* Task details: Exactly repeat the material, dropping every picture from the copy.

=-=-=

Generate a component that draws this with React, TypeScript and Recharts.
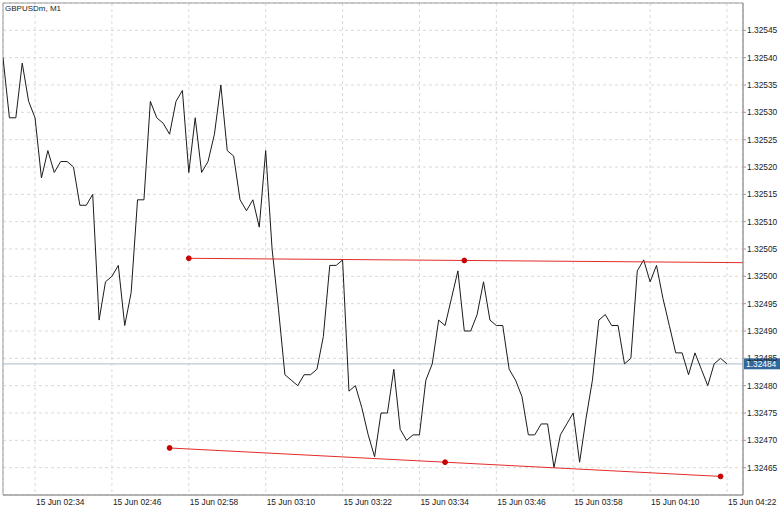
import React from "react";
import {
  ComposedChart,
  Line,
  XAxis,
  YAxis,
  CartesianGrid,
  ReferenceLine,
  ReferenceDot,
  ReferenceArea,
} from "recharts";

// GBPUSDm M1 closes, one per minute starting 15 Jun 02:29
const closes = [
  1.3254, 1.32529, 1.32529, 1.32539, 1.32532, 1.32529, 1.32518, 1.32523, 1.32519, 1.32521,
  1.32521, 1.3252, 1.32513, 1.32513, 1.32515, 1.32492, 1.32499, 1.325, 1.32502, 1.32491,
  1.32497, 1.32514, 1.32514, 1.32532, 1.32529, 1.32528, 1.32526, 1.32532, 1.32534, 1.32519,
  1.32529, 1.32519, 1.32521, 1.32526, 1.32535, 1.32523, 1.32522, 1.32514, 1.32512, 1.32514,
  1.32509, 1.32523, 1.32505, 1.32494, 1.32482, 1.32481, 1.3248, 1.32482, 1.32482, 1.32483,
  1.32489, 1.32502, 1.32502, 1.32503, 1.32479, 1.3248, 1.32476, 1.32471, 1.32467, 1.32475,
  1.32475, 1.32483, 1.32472, 1.3247, 1.32471, 1.32471, 1.32481, 1.32484, 1.32492, 1.32491,
  1.32496, 1.32501, 1.3249, 1.3249, 1.32493, 1.32499, 1.32492, 1.32491, 1.32491, 1.32483,
  1.32481, 1.32478, 1.32471, 1.32471, 1.32473, 1.32473, 1.32465, 1.32471, 1.32473, 1.32475,
  1.32466, 1.32474, 1.32481, 1.32492, 1.32493, 1.32491, 1.32491, 1.32484, 1.32485, 1.32501,
  1.32503, 1.32499, 1.32502, 1.32496, 1.32491, 1.32486, 1.32486, 1.32482, 1.32486, 1.32483,
  1.3248, 1.32484, 1.32485, 1.32484,
];

// x ticks (minutes after 02:29) and their labels
const tickMinutes = [5, 17, 29, 41, 53, 65, 77, 89, 101, 113];
const tickLabels = [
  "15 Jun 02:34",
  "15 Jun 02:46",
  "15 Jun 02:58",
  "15 Jun 03:10",
  "15 Jun 03:22",
  "15 Jun 03:34",
  "15 Jun 03:46",
  "15 Jun 03:58",
  "15 Jun 04:10",
  "15 Jun 04:22",
];

const priceTicks = [
  1.32465, 1.3247, 1.32475, 1.3248, 1.32485, 1.3249, 1.32495, 1.325, 1.32505, 1.3251,
  1.32515, 1.3252, 1.32525, 1.3253, 1.32535, 1.3254, 1.32545,
];

// trend lines drawn on the chart: [minute, price]
const upperTrend = [
  { t: 29, v: 1.325033 },
  { t: 72, v: 1.325029 },
  { t: 115.5, v: 1.325025 },
];
const upperDots = [upperTrend[0], upperTrend[1]];
const lowerTrend = [
  { t: 26, v: 1.324686 },
  { t: 69, v: 1.32466 },
  { t: 112, v: 1.324634 },
];

const lastPrice = 1.32484;
const X_MAX = 115.5;
const Y_MIN = 1.3246;
const Y_MAX = 1.3255;

const data = closes.map((c, i) => ({ t: i, close: c }));

const FONT = "'Liberation Sans', Arial, sans-serif";

const TimeTick = (props: any) => {
  const { x, y, payload } = props;
  const idx = tickMinutes.indexOf(payload.value);
  return (
    <text x={x + 1} y={y + 10} textAnchor="start" fontSize={8.4} fill="#222" fontFamily={FONT}>
      {tickLabels[idx]}
    </text>
  );
};

const PriceTag = (props: any) => {
  const vb = props.viewBox || {};
  const left = vb.x + vb.width + 1;
  return (
    <g>
      <rect x={left} y={vb.y - 5.5} width={36} height={11} fill="#31669c" />
      <text x={left + 2} y={vb.y + 3} fontSize={8.4} fill="#fff" fontFamily={FONT}>
        {lastPrice.toFixed(5)}
      </text>
    </g>
  );
};

export default function App() {
  return (
    <div style={{ position: "absolute", left: 0, top: 0, width: 782, height: 506, background: "#fff" }}>
      <ComposedChart
        width={782}
        height={506}
        data={data}
        margin={{ top: 3, right: 0, left: 3, bottom: 0 }}
      >
        <CartesianGrid stroke="#d9d9d9" strokeDasharray="3 3" />
        <XAxis
          dataKey="t"
          type="number"
          domain={[0, X_MAX]}
          ticks={tickMinutes}
          tick={<TimeTick />}
          tickSize={0}
          tickMargin={0}
          height={11}
          axisLine={{ stroke: "#9c9c9c" }}
          tickLine={false}
          allowDataOverflow
        />
        <YAxis
          orientation="right"
          type="number"
          domain={[Y_MIN, Y_MAX]}
          ticks={priceTicks}
          width={39}
          tickSize={3}
          tickMargin={1}
          tickFormatter={(v: number) => v.toFixed(5)}
          tick={{ fontSize: 8.4, fill: "#222", fontFamily: FONT }}
          axisLine={{ stroke: "#9c9c9c" }}
          tickLine={{ stroke: "#9c9c9c" }}
          allowDataOverflow
        />
        <ReferenceArea x1={0} x2={X_MAX} y1={Y_MIN} y2={Y_MAX} fill="none" stroke="#9c9c9c" />
        <ReferenceLine y={lastPrice} stroke="#b9cad9" strokeWidth={1.2} label={<PriceTag />} />
        <Line
          dataKey="close"
          stroke="#1b1b1b"
          strokeWidth={1}
          dot={false}
          isAnimationActive={false}
        />
        <ReferenceLine
          segment={[
            { x: upperTrend[0].t, y: upperTrend[0].v },
            { x: upperTrend[2].t, y: upperTrend[2].v },
          ]}
          stroke="#e52b2b"
          strokeWidth={1}
        />
        <ReferenceLine
          segment={[
            { x: lowerTrend[0].t, y: lowerTrend[0].v },
            { x: lowerTrend[2].t, y: lowerTrend[2].v },
          ]}
          stroke="#e52b2b"
          strokeWidth={1}
        />
        {upperDots.concat(lowerTrend).map((p, i) => (
          <ReferenceDot key={i} x={p.t} y={p.v} r={2.4} fill="#c80000" stroke="#c80000" />
        ))}
      </ComposedChart>
      <div
        style={{
          position: "absolute",
          left: 5,
          top: 4,
          fontSize: 8,
          lineHeight: "9px",
          color: "#222",
          fontFamily: FONT,
        }}
      >
        GBPUSDm, M1
      </div>
    </div>
  );
}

=-=-=

* Result of this exercise:
Generate a component that draws this with React, TypeScript and Recharts.
import React from "react";
import {
  ComposedChart,
  Line,
  XAxis,
  YAxis,
  CartesianGrid,
  ReferenceLine,
  ReferenceDot,
  ReferenceArea,
} from "recharts";

// GBPUSDm M1 closes, one per minute starting 15 Jun 02:29
const closes = [
  1.3254, 1.32529, 1.32529, 1.32539, 1.32532, 1.32529, 1.32518, 1.32523, 1.32519, 1.32521,
  1.32521, 1.3252, 1.32513, 1.32513, 1.32515, 1.32492, 1.32499, 1.325, 1.32502, 1.32491,
  1.32497, 1.32514, 1.32514, 1.32532, 1.32529, 1.32528, 1.32526, 1.32532, 1.32534, 1.32519,
  1.32529, 1.32519, 1.32521, 1.32526, 1.32535, 1.32523, 1.32522, 1.32514, 1.32512, 1.32514,
  1.32509, 1.32523, 1.32505, 1.32494, 1.32482, 1.32481, 1.3248, 1.32482, 1.32482, 1.32483,
  1.32489, 1.32502, 1.32502, 1.32503, 1.32479, 1.3248, 1.32476, 1.32471, 1.32467, 1.32475,
  1.32475, 1.32483, 1.32472, 1.3247, 1.32471, 1.32471, 1.32481, 1.32484, 1.32492, 1.32491,
  1.32496, 1.32501, 1.3249, 1.3249, 1.32493, 1.32499, 1.32492, 1.32491, 1.32491, 1.32483,
  1.32481, 1.32478, 1.32471, 1.32471, 1.32473, 1.32473, 1.32465, 1.32471, 1.32473, 1.32475,
  1.32466, 1.32474, 1.32481, 1.32492, 1.32493, 1.32491, 1.32491, 1.32484, 1.32485, 1.32501,
  1.32503, 1.32499, 1.32502, 1.32496, 1.32491, 1.32486, 1.32486, 1.32482, 1.32486, 1.32483,
  1.3248, 1.32484, 1.32485, 1.32484,
];

// x ticks (minutes after 02:29) and their labels
const tickMinutes = [5, 17, 29, 41, 53, 65, 77, 89, 101, 113];
const tickLabels = [
  "15 Jun 02:34",
  "15 Jun 02:46",
  "15 Jun 02:58",
  "15 Jun 03:10",
  "15 Jun 03:22",
  "15 Jun 03:34",
  "15 Jun 03:46",
  "15 Jun 03:58",
  "15 Jun 04:10",
  "15 Jun 04:22",
];

const priceTicks = [
  1.32465, 1.3247, 1.32475, 1.3248, 1.32485, 1.3249, 1.32495, 1.325, 1.32505, 1.3251,
  1.32515, 1.3252, 1.32525, 1.3253, 1.32535, 1.3254, 1.32545,
];

// trend lines drawn on the chart: [minute, price]
const upperTrend = [
  { t: 29, v: 1.325033 },
  { t: 72, v: 1.325029 },
  { t: 115.5, v: 1.325025 },
];
const upperDots = [upperTrend[0], upperTrend[1]];
const lowerTrend = [
  { t: 26, v: 1.324686 },
  { t: 69, v: 1.32466 },
  { t: 112, v: 1.324634 },
];

const lastPrice = 1.32484;
const X_MAX = 115.5;
const Y_MIN = 1.3246;
const Y_MAX = 1.3255;

const data = closes.map((c, i) => ({ t: i, close: c }));

const FONT = "'Liberation Sans', Arial, sans-serif";

const TimeTick = (props: any) => {
  const { x, y, payload } = props;
  const idx = tickMinutes.indexOf(payload.value);
  return (
    <text x={x + 1} y={y + 10} textAnchor="start" fontSize={8.4} fill="#222" fontFamily={FONT}>
      {tickLabels[idx]}
    </text>
  );
};

const PriceTag = (props: any) => {
  const vb = props.viewBox || {};
  const left = vb.x + vb.width + 1;
  return (
    <g>
      <rect x={left} y={vb.y - 5.5} width={36} height={11} fill="#31669c" />
      <text x={left + 2} y={vb.y + 3} fontSize={8.4} fill="#fff" fontFamily={FONT}>
        {lastPrice.toFixed(5)}
      </text>
    </g>
  );
};

export default function App() {
  return (
    <div style={{ position: "absolute", left: 0, top: 0, width: 782, height: 506, background: "#fff" }}>
      <ComposedChart
        width={782}
        height={506}
        data={data}
        margin={{ top: 3, right: 0, left: 3, bottom: 0 }}
      >
        <CartesianGrid stroke="#d9d9d9" strokeDasharray="3 3" />
        <XAxis
          dataKey="t"
          type="number"
          domain={[0, X_MAX]}
          ticks={tickMinutes}
          tick={<TimeTick />}
          tickSize={0}
          tickMargin={0}
          height={11}
          axisLine={{ stroke: "#9c9c9c" }}
          tickLine={false}
          allowDataOverflow
        />
        <YAxis
          orientation="right"
          type="number"
          domain={[Y_MIN, Y_MAX]}
          ticks={priceTicks}
          width={39}
          tickSize={3}
          tickMargin={1}
          tickFormatter={(v: number) => v.toFixed(5)}
          tick={{ fontSize: 8.4, fill: "#222", fontFamily: FONT }}
          axisLine={{ stroke: "#9c9c9c" }}
          tickLine={{ stroke: "#9c9c9c" }}
          allowDataOverflow
        />
        <ReferenceArea x1={0} x2={X_MAX} y1={Y_MIN} y2={Y_MAX} fill="none" stroke="#9c9c9c" />
        <ReferenceLine y={lastPrice} stroke="#b9cad9" strokeWidth={1.2} label={<PriceTag />} />
        <Line
          dataKey="close"
          stroke="#1b1b1b"
          strokeWidth={1}
          dot={false}
          isAnimationActive={false}
        />
        <ReferenceLine
          segment={[
            { x: upperTrend[0].t, y: upperTrend[0].v },
            { x: upperTrend[2].t, y: upperTrend[2].v },
          ]}
          stroke="#e52b2b"
          strokeWidth={1}
        />
        <ReferenceLine
          segment={[
            { x: lowerTrend[0].t, y: lowerTrend[0].v },
            { x: lowerTrend[2].t, y: lowerTrend[2].v },
          ]}
          stroke="#e52b2b"
          strokeWidth={1}
        />
        {upperDots.concat(lowerTrend).map((p, i) => (
          <ReferenceDot key={i} x={p.t} y={p.v} r={2.4} fill="#c80000" stroke="#c80000" />
        ))}
      </ComposedChart>
      <div
        style={{
          position: "absolute",
          left: 5,
          top: 4,
          fontSize: 8,
          lineHeight: "9px",
          color: "#222",
          fontFamily: FONT,
        }}
      >
        GBPUSDm, M1
      </div>
    </div>
  );
}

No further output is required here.